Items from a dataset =
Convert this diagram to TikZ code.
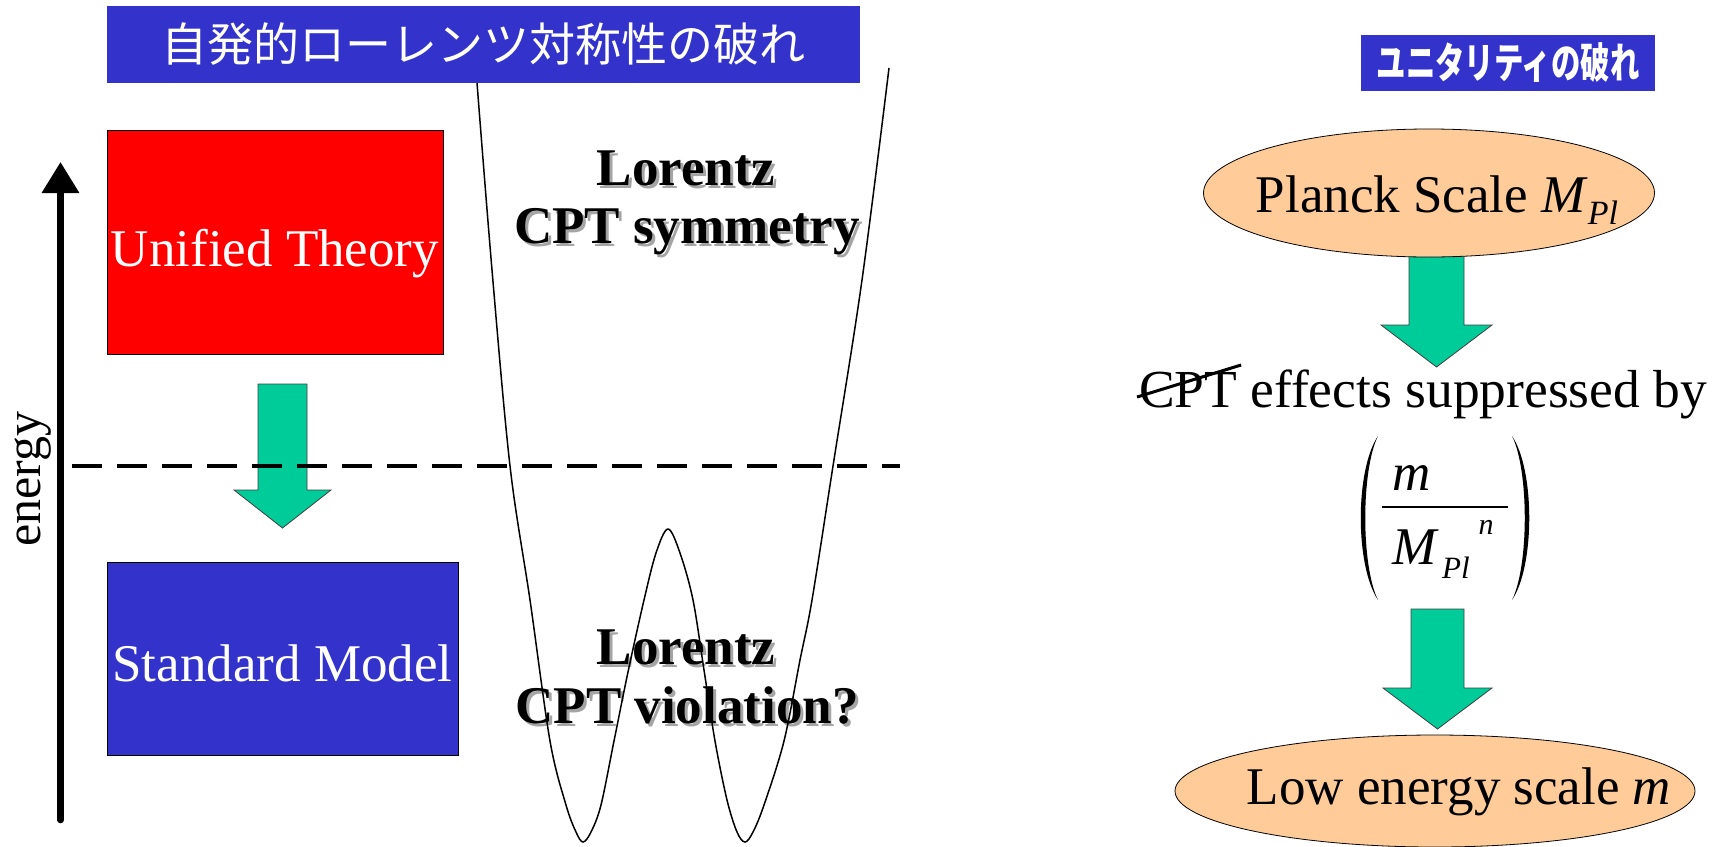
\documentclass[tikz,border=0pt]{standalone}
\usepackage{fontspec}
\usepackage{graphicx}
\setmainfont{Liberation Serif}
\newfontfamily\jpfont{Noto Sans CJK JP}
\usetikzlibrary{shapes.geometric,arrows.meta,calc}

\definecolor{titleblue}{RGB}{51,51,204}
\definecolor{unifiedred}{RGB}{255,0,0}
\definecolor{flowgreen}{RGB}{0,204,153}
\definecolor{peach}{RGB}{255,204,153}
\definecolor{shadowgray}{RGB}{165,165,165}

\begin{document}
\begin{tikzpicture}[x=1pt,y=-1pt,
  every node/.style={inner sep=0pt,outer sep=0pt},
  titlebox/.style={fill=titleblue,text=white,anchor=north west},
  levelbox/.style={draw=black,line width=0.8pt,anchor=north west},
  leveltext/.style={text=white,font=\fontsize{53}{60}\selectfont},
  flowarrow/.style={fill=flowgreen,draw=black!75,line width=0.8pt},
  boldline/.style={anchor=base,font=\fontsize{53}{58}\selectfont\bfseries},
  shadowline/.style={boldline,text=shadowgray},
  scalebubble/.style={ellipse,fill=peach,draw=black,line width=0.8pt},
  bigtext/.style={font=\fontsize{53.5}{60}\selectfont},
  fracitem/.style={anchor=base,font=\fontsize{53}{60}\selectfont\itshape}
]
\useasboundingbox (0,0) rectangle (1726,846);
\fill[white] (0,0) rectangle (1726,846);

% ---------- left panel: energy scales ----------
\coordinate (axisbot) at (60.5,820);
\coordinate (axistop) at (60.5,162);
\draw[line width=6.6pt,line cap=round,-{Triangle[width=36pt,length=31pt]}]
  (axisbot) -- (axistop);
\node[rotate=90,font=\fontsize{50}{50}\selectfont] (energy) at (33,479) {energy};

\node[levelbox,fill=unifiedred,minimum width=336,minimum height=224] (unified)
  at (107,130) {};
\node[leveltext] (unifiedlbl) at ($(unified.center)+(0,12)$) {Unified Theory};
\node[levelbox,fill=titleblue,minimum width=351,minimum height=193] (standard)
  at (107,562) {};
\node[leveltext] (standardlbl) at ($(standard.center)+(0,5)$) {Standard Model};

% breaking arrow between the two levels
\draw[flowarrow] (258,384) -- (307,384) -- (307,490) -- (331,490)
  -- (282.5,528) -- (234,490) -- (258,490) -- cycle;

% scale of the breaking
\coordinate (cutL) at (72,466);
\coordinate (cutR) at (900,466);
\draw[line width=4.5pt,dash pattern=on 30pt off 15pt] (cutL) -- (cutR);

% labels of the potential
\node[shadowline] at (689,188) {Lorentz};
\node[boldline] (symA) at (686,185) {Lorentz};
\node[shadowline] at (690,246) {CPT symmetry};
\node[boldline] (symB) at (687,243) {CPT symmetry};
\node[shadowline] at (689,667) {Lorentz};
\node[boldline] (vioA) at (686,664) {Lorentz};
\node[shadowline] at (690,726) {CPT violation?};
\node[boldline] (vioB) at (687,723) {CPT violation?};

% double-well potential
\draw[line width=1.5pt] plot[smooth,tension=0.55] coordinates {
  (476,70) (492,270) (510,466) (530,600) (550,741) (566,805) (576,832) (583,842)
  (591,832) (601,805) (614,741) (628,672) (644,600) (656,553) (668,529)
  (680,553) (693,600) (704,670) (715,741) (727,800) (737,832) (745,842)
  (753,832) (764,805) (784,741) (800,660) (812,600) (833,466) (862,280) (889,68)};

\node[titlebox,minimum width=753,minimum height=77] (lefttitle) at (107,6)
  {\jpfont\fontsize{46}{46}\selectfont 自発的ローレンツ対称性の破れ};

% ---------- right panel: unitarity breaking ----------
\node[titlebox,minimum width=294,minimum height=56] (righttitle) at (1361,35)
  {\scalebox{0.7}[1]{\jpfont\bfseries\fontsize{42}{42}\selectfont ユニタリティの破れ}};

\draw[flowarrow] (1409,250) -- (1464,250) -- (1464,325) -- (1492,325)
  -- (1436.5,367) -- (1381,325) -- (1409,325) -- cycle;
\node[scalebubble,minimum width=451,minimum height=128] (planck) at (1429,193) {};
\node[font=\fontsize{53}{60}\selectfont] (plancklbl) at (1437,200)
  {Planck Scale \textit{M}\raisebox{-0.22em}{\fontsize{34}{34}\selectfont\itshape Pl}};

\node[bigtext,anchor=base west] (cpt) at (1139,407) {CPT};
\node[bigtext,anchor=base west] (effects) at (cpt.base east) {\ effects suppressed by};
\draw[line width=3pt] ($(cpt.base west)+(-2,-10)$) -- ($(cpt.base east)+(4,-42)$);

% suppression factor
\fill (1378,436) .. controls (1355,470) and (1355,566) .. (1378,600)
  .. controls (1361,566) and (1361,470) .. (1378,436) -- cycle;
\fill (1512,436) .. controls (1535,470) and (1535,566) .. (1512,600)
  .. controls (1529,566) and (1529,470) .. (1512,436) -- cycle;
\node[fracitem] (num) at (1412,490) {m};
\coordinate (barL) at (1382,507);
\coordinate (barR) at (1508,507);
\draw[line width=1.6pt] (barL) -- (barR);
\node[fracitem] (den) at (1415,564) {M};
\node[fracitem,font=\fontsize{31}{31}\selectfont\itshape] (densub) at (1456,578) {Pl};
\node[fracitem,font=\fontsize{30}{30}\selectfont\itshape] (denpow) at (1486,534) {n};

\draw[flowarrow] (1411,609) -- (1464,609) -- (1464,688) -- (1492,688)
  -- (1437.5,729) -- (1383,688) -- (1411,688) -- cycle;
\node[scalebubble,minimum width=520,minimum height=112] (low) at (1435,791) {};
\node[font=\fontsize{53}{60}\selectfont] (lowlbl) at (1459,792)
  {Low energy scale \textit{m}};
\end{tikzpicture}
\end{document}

---

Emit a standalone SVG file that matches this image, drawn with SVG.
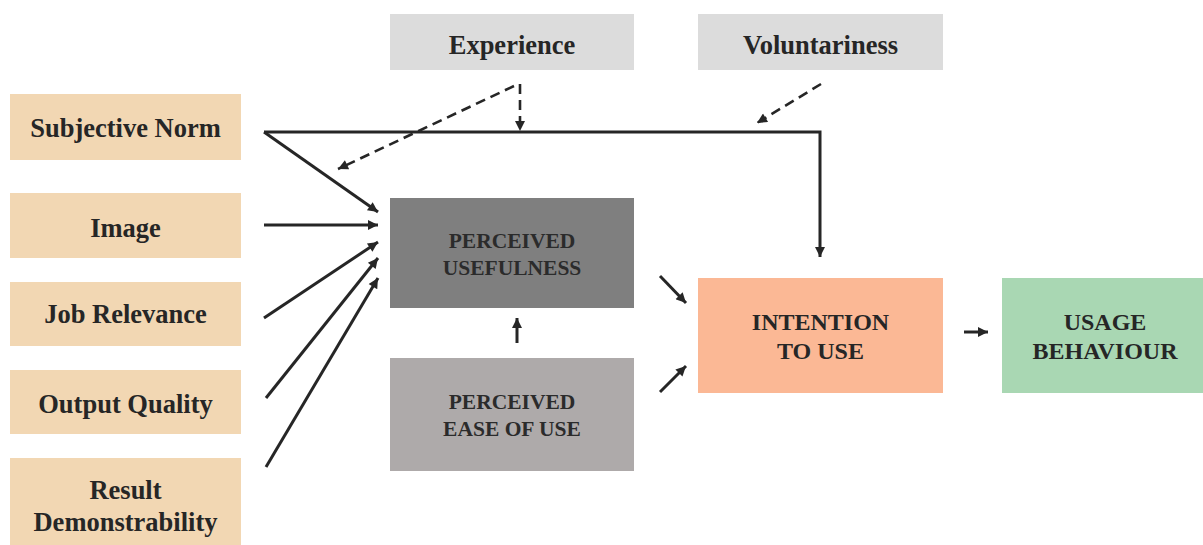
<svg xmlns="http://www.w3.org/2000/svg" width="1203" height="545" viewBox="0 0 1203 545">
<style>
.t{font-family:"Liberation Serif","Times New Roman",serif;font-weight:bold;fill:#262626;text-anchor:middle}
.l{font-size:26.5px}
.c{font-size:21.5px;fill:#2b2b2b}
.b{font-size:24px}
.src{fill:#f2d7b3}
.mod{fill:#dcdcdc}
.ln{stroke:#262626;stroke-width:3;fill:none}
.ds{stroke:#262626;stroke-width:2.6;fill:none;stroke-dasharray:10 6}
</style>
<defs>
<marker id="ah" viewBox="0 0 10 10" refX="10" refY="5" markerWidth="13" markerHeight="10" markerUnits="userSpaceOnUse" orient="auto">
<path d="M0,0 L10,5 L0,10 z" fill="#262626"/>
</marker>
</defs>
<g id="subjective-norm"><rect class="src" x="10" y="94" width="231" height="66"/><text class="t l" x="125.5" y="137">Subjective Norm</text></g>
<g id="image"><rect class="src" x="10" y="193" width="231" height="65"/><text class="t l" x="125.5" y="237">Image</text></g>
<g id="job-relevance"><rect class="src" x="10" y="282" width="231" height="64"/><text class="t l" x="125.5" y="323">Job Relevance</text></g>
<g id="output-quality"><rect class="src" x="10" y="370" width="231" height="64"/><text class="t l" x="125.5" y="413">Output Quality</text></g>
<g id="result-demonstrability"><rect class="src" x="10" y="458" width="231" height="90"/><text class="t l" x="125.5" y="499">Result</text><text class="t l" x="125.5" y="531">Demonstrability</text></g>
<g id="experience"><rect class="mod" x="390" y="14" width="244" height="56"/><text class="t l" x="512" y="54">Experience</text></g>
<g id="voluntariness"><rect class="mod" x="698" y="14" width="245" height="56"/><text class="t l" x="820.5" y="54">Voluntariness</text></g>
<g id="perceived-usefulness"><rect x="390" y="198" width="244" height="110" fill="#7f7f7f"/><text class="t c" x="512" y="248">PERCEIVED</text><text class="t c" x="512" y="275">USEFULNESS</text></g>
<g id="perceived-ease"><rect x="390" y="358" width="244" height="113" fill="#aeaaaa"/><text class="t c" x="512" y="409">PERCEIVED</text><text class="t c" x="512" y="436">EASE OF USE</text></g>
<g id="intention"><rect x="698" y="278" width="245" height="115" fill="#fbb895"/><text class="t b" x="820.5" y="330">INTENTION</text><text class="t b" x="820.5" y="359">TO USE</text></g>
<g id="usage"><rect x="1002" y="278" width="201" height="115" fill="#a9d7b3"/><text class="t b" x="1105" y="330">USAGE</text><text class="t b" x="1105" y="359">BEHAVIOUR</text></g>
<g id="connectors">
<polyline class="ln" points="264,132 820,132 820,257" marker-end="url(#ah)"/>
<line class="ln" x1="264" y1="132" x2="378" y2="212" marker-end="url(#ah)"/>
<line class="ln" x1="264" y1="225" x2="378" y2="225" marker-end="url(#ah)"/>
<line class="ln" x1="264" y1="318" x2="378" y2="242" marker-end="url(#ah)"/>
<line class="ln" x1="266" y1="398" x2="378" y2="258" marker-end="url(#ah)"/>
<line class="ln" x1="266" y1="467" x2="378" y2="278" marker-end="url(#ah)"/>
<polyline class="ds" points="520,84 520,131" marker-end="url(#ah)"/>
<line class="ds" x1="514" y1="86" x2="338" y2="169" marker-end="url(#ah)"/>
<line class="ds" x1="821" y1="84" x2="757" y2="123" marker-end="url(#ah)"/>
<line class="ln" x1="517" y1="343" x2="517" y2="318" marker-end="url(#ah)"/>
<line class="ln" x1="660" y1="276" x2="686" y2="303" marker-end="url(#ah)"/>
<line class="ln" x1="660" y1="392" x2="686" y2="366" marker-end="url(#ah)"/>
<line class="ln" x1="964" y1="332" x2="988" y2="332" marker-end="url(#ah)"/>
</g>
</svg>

...

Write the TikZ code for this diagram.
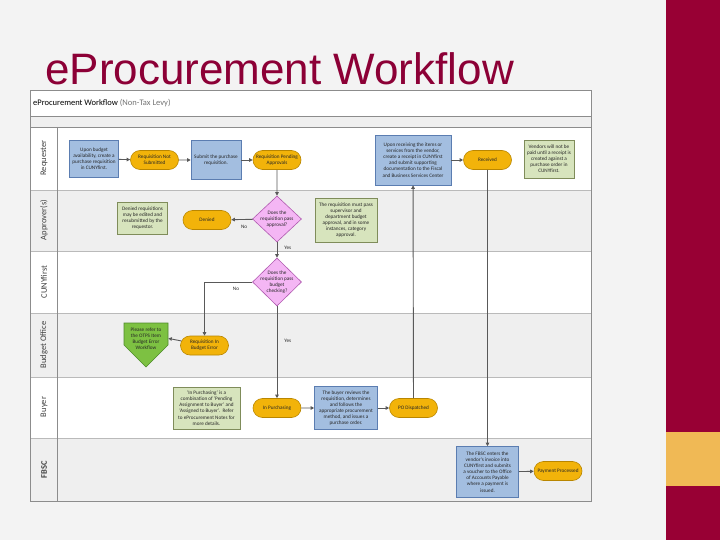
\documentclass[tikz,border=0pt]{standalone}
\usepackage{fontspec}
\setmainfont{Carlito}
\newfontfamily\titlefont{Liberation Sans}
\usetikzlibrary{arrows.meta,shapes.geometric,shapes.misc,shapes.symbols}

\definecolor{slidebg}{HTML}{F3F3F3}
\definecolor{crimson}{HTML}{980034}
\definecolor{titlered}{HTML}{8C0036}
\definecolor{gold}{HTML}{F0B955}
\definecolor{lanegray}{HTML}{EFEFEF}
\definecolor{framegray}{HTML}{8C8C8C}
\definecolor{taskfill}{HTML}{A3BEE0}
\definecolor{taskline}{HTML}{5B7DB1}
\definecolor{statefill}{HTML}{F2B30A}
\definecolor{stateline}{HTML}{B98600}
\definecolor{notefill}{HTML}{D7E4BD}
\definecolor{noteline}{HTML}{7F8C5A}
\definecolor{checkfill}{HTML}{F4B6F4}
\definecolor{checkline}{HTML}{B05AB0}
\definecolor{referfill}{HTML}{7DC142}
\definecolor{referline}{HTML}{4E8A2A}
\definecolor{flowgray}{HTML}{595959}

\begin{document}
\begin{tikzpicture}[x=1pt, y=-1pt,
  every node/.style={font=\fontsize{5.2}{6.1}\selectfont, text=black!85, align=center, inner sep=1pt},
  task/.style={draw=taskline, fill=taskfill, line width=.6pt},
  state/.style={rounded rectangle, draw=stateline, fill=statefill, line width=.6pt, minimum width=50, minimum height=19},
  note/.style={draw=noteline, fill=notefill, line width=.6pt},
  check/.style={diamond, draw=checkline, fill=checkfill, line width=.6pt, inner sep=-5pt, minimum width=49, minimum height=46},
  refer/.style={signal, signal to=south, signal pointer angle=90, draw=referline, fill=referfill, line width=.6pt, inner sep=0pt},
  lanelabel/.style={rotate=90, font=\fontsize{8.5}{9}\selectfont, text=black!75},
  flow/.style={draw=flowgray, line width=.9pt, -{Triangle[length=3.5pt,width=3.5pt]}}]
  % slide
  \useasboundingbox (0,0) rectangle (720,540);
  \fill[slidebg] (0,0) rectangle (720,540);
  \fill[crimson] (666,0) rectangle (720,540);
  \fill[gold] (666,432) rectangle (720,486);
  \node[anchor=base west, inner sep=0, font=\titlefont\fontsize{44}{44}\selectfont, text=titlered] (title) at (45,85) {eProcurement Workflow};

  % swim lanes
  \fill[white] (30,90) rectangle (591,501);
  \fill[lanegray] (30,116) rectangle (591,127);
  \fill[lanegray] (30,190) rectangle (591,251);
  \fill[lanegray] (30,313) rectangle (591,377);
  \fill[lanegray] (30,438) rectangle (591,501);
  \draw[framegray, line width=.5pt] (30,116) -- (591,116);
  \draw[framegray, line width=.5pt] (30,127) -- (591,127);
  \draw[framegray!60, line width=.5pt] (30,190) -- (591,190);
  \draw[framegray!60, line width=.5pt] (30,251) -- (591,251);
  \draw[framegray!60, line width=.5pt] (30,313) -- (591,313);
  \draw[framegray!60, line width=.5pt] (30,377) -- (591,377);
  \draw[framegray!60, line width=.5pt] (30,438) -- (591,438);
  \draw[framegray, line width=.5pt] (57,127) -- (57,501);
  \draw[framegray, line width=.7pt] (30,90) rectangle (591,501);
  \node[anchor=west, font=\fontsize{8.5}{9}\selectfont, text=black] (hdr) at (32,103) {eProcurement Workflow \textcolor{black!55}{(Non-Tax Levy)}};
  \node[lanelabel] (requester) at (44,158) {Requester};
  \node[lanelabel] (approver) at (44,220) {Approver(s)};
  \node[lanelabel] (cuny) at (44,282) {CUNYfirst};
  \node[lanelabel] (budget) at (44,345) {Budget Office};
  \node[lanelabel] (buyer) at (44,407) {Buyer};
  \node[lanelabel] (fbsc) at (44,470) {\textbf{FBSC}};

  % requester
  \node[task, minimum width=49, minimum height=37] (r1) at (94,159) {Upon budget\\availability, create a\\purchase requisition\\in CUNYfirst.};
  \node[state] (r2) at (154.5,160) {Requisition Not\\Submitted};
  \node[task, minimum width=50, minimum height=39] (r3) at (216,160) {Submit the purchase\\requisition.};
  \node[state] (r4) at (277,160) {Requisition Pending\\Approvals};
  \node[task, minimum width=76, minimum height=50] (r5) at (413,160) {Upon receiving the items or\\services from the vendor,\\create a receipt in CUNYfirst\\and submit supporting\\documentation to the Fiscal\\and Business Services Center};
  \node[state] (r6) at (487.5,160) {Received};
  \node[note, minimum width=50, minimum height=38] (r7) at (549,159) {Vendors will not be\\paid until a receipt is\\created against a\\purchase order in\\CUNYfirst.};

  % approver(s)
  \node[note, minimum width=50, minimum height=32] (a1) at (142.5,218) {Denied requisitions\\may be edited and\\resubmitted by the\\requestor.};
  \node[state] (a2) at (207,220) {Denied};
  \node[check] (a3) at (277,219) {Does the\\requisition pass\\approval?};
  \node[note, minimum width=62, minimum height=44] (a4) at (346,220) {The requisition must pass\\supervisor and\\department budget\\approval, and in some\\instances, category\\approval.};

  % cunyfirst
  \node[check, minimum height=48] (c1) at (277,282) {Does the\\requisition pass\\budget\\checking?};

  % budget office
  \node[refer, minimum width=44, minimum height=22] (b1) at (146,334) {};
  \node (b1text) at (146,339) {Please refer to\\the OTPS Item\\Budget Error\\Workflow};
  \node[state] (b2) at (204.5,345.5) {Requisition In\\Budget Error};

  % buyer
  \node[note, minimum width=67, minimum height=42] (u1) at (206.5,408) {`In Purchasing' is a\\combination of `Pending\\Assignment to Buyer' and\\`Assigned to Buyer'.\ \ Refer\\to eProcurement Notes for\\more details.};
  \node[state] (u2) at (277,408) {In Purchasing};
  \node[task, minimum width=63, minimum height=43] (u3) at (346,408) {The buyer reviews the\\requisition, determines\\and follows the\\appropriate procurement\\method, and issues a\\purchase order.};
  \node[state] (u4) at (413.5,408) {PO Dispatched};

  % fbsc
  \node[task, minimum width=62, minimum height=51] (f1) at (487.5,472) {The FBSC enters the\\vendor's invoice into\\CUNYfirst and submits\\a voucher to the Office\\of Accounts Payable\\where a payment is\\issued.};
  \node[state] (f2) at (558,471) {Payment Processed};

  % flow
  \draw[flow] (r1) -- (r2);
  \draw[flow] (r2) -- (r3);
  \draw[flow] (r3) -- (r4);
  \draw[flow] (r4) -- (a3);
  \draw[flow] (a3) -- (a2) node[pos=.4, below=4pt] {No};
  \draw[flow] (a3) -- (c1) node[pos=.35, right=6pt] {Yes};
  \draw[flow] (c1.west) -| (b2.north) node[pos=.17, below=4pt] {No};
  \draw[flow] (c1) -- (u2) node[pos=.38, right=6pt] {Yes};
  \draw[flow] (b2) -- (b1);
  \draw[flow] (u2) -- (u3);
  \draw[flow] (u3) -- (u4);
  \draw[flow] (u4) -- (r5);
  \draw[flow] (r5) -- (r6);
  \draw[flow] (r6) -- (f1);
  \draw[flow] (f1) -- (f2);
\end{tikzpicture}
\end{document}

EXERCISE =
Exactly the lines starting at the line containing "Write the TikZ code for this diagram." and ending at the line containing "text=titlered] (title) at" should be transcribed, both included; omit the pictures.

THE SOLUTION =
Write the TikZ code for this diagram.
\documentclass[tikz,border=0pt]{standalone}
\usepackage{fontspec}
\setmainfont{Carlito}
\newfontfamily\titlefont{Liberation Sans}
\usetikzlibrary{arrows.meta,shapes.geometric,shapes.misc,shapes.symbols}

\definecolor{slidebg}{HTML}{F3F3F3}
\definecolor{crimson}{HTML}{980034}
\definecolor{titlered}{HTML}{8C0036}
\definecolor{gold}{HTML}{F0B955}
\definecolor{lanegray}{HTML}{EFEFEF}
\definecolor{framegray}{HTML}{8C8C8C}
\definecolor{taskfill}{HTML}{A3BEE0}
\definecolor{taskline}{HTML}{5B7DB1}
\definecolor{statefill}{HTML}{F2B30A}
\definecolor{stateline}{HTML}{B98600}
\definecolor{notefill}{HTML}{D7E4BD}
\definecolor{noteline}{HTML}{7F8C5A}
\definecolor{checkfill}{HTML}{F4B6F4}
\definecolor{checkline}{HTML}{B05AB0}
\definecolor{referfill}{HTML}{7DC142}
\definecolor{referline}{HTML}{4E8A2A}
\definecolor{flowgray}{HTML}{595959}

\begin{document}
\begin{tikzpicture}[x=1pt, y=-1pt,
  every node/.style={font=\fontsize{5.2}{6.1}\selectfont, text=black!85, align=center, inner sep=1pt},
  task/.style={draw=taskline, fill=taskfill, line width=.6pt},
  state/.style={rounded rectangle, draw=stateline, fill=statefill, line width=.6pt, minimum width=50, minimum height=19},
  note/.style={draw=noteline, fill=notefill, line width=.6pt},
  check/.style={diamond, draw=checkline, fill=checkfill, line width=.6pt, inner sep=-5pt, minimum width=49, minimum height=46},
  refer/.style={signal, signal to=south, signal pointer angle=90, draw=referline, fill=referfill, line width=.6pt, inner sep=0pt},
  lanelabel/.style={rotate=90, font=\fontsize{8.5}{9}\selectfont, text=black!75},
  flow/.style={draw=flowgray, line width=.9pt, -{Triangle[length=3.5pt,width=3.5pt]}}]
  % slide
  \useasboundingbox (0,0) rectangle (720,540);
  \fill[slidebg] (0,0) rectangle (720,540);
  \fill[crimson] (666,0) rectangle (720,540);
  \fill[gold] (666,432) rectangle (720,486);
  \node[anchor=base west, inner sep=0, font=\titlefont\fontsize{44}{44}\selectfont, text=titlered] (title) at (45,85) {eProcurement Workflow};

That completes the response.